Petronio na Casa de Lucídio
Fonseca Neto, 13/02/2023
Discreto e incisivo ele veio e disse. Deixou com os da Casa um livro com mais dicção sobre o que pensa do Brasil neste trânsito de séculos. Sua formação acadêmica é em Ciências Sociais, Economia.
Refiro-me a Petronio Portella Nunes Filho, economista, que esteve há pouco na Academia Piauiense de Letras, lançando seu mais recente livro, trazido com o título Mentiras que contam sobre a economia brasileira. E a primeira e disparada entre essas mentiras é mesmo o desmoralizável chavão de que a economia é assunto próprio de “cientistas” ou doutos especialistas. Sua abordagem vem orientada em noção de Luiz Davidovich de que “a economia é importante demais para ficar só na mão dos economistas”.
Do livro sob foco é seu autor que informa no subtítulo, alongado e esclarecedor, que são “textos contra a desinformação e em defesa de políticas novas e velhas pró-crescimento”.

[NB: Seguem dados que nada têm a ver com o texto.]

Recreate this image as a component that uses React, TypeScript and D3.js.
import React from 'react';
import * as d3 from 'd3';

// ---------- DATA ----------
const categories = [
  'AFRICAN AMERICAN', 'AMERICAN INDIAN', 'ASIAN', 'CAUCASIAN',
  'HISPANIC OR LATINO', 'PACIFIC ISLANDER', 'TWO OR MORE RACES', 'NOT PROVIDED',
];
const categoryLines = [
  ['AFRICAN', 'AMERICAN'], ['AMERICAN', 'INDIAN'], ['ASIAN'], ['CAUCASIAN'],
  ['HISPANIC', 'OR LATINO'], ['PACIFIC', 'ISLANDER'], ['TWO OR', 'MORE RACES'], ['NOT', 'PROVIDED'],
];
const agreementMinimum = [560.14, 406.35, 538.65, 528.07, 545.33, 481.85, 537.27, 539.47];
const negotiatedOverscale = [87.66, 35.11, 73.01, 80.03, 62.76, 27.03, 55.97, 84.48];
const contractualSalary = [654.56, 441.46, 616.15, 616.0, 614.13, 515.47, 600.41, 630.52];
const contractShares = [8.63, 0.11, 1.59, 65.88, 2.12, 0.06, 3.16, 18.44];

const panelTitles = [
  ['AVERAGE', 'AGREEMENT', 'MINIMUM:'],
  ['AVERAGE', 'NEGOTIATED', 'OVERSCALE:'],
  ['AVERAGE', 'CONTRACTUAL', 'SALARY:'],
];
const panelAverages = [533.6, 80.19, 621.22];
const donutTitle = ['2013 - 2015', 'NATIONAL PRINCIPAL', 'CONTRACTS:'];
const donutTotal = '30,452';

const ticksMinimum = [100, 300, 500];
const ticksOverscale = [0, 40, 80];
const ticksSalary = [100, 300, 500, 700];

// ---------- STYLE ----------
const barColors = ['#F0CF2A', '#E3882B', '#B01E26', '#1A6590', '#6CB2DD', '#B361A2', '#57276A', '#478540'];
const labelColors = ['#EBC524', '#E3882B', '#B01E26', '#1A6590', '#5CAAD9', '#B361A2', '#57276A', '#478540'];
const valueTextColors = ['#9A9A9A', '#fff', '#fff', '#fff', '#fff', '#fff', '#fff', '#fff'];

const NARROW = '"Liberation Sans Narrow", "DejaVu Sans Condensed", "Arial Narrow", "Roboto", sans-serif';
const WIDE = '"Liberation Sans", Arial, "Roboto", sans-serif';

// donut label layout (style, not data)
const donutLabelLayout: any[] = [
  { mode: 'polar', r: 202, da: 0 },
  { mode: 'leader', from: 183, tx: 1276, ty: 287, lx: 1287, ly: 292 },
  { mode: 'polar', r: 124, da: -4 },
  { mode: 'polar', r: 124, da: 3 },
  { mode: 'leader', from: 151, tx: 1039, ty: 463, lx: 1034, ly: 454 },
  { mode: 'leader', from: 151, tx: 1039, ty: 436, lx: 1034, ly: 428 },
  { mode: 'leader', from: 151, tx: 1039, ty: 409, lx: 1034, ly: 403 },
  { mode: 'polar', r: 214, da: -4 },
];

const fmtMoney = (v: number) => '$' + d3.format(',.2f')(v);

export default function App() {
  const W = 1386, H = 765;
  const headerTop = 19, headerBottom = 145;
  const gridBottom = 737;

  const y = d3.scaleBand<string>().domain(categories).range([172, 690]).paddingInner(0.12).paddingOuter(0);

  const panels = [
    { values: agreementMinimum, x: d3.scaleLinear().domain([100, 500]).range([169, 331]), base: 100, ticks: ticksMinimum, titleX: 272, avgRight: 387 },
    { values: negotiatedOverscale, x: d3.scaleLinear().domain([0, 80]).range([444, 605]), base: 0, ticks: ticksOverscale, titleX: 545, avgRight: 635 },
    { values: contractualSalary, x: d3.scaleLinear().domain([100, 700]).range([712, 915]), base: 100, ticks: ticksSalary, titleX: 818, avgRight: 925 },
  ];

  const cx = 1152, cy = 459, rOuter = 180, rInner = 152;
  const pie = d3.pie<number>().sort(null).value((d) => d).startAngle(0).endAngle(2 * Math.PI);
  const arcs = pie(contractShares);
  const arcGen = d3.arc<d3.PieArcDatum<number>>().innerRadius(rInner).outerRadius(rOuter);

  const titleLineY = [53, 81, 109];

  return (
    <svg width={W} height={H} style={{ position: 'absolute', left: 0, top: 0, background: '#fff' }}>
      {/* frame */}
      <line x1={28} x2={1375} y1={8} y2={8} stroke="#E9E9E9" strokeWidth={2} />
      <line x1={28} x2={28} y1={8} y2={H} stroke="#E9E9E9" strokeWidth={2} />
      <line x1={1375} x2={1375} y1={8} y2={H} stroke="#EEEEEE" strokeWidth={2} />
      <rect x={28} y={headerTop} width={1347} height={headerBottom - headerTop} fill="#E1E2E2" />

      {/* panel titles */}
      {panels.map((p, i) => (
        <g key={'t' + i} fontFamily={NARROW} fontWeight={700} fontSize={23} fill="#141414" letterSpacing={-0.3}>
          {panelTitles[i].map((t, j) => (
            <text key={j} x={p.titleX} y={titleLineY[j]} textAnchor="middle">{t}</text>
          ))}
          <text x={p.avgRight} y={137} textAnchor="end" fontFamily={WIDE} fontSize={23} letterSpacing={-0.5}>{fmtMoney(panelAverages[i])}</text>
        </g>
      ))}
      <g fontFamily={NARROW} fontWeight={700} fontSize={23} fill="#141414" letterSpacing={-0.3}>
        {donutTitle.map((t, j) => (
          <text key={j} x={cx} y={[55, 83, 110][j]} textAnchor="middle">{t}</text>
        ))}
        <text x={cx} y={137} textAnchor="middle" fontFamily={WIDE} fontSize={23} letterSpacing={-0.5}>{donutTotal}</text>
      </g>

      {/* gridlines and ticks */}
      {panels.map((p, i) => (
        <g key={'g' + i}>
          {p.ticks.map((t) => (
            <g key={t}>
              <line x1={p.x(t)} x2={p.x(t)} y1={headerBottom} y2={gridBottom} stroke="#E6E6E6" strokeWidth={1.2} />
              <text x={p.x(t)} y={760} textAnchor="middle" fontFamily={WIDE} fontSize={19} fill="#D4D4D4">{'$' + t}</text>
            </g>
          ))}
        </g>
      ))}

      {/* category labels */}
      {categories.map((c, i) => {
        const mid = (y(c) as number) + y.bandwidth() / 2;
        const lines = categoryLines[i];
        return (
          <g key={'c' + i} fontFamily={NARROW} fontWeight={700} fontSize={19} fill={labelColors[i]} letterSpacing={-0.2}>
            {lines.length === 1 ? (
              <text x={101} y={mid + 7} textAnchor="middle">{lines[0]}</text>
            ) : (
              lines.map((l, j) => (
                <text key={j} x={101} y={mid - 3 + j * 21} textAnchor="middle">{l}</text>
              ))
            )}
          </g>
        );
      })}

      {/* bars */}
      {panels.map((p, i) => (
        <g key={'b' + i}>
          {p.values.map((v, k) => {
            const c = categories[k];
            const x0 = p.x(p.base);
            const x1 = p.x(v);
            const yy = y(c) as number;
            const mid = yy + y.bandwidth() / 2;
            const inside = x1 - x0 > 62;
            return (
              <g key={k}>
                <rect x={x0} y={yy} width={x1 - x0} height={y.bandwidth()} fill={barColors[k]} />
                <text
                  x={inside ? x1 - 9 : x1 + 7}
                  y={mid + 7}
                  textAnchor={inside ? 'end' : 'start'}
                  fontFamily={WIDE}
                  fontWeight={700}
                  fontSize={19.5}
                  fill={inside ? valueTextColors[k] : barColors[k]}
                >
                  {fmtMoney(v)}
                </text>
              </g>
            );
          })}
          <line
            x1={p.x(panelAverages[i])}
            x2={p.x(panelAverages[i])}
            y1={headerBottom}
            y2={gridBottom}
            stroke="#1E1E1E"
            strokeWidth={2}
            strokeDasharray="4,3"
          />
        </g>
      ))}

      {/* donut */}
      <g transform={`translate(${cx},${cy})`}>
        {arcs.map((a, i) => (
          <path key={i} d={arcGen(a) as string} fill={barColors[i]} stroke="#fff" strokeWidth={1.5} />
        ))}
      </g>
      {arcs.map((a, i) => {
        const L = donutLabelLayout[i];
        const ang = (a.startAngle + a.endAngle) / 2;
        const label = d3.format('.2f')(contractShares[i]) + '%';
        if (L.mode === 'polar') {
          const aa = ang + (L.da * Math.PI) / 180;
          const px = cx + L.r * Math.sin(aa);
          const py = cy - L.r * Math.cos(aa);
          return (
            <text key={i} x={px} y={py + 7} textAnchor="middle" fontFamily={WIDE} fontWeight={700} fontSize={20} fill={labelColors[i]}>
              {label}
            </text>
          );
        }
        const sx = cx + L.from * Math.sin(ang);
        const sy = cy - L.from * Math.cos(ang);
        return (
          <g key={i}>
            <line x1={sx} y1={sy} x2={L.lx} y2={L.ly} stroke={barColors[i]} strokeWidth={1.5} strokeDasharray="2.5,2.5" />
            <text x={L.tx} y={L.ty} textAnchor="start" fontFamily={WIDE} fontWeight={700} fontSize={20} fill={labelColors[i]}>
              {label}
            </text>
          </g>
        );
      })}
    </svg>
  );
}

Além de Davidovich, também invoca na epígrafe outro tuchá em sua matéria, André Lara Resende, para quem a “macroeconomia [pode] ser compreendida por qualquer pessoa educada. Não pode ficar restrita a um grupo de iniciados que utiliza um dialeto pretensamente científico”.
Ele não economiza palavras com o fito de desbancar os que, na “grande imprensa”, como “economistas de mercado”, “se consideram acima das ideologias. Muitos deles possuem vínculos com instituições financeiras – dedicam suas vidas a defendê-las. Mas se apresentam como porta-vozes da ‘neutralidade científica’. E graça ao espaço que conquistaram na mídia, conseguiram transferir a ideologia do setor financeiro para empresários, classe média e funcionários públicos”.
Com tais orientações, Nunes Filho faz um livro relativamente curto – 152 p. – e com imensa potência explicativa, “para especialistas e leigos”. Pares economistas e o povo em sentido mais amplo. Editora Dialética, SP.
Organiza a obra em quatro partes, cada uma com subpartes, todas com títulos-quase-teses, tratando temas e questões que no dia a dia da mídia e dos circuitos do Poder são filtrados em linguagem, como que oracular, de compenetrados figurões “da Economia”.
Recuperando a noção fundamental de Economia Política – ojeriza dos neo e ultraliberais –, revisita logo na primeira parte o cenário que feriu quase à depressão a economia, precipitando a miserabilização da sociedade brasileira, a partir do golpe de 2016, que às vezes chama de impeachment. E busca, noutras partes, e no contexto imediatamente anterior, localizar decisões macroeconômicas equívocas, de Fernando Cardoso a Dilma Rousseff, fundadas na posição neoliberal tida por inexorável pelo mercado” e seus “cientistas”.
Muito atualizado e apresentando um arsenal de números reveladores, o autor demonstra, de maneira didática, o quanto a obra de “fanáticos” ultraliberais, entre 2016 e 2021, conduzem o Brasil à estagnação, com a destruição do Estado-investidor. Lembra que o “ultraliberalismo é baseado numa ideia digna de Einstein. Proíba o maior investidor, o Estado, de investir e o obrigue a cortar gastos na carne – que a economia irá decolar” com o investimento privado. Mentira em estado puro.
Keynesiano, patriota e desenvolvimentista lúcido, Nunes Filho destroça essa maldade e desnuda a política “técnica” de Paulo Guedes. Cita o desastre que o golpe ultraliberal de Pinochet impôs, e que continua a “inspiração” de Guedes, “um predador inescrupuloso e um mitômano compulsivo”. No plano do debate, opõe o guede-bolsomorismo, apresentando as linhas do chamado “projeto nacional” do então presidenciável Ciro Gomes, lançado em julho de 2020.
Ele fecha seu livro apresentando a MMT (Teoria Monetária Moderna), com a qual André Lara Resende – melhor economista do Brasil, segundo ele – “tenta nos salvar da recessão crônica…”.
Petronio na Casa de Lucídio: acadêmicos, parentes e mais público esclarecido acorreram à APL para ouvir a palestra do autor, um teresinense, doutor, “consultor legislativo por profissão”, pois passou “três décadas fazendo o que [tenta fazer no] livro: explicar fenômenos econômicos complexos para não-economistas”, “vítimas contumazes da desinformação”.
No caso da consultoria institucional legislativa, sua interlocução, os senadores da República. Um livro necessário, a ser lido com a devida atenção e merecido respeito. Obra de um radical sereno cuja verdade que leciona libera ao País o robusto democrata que é.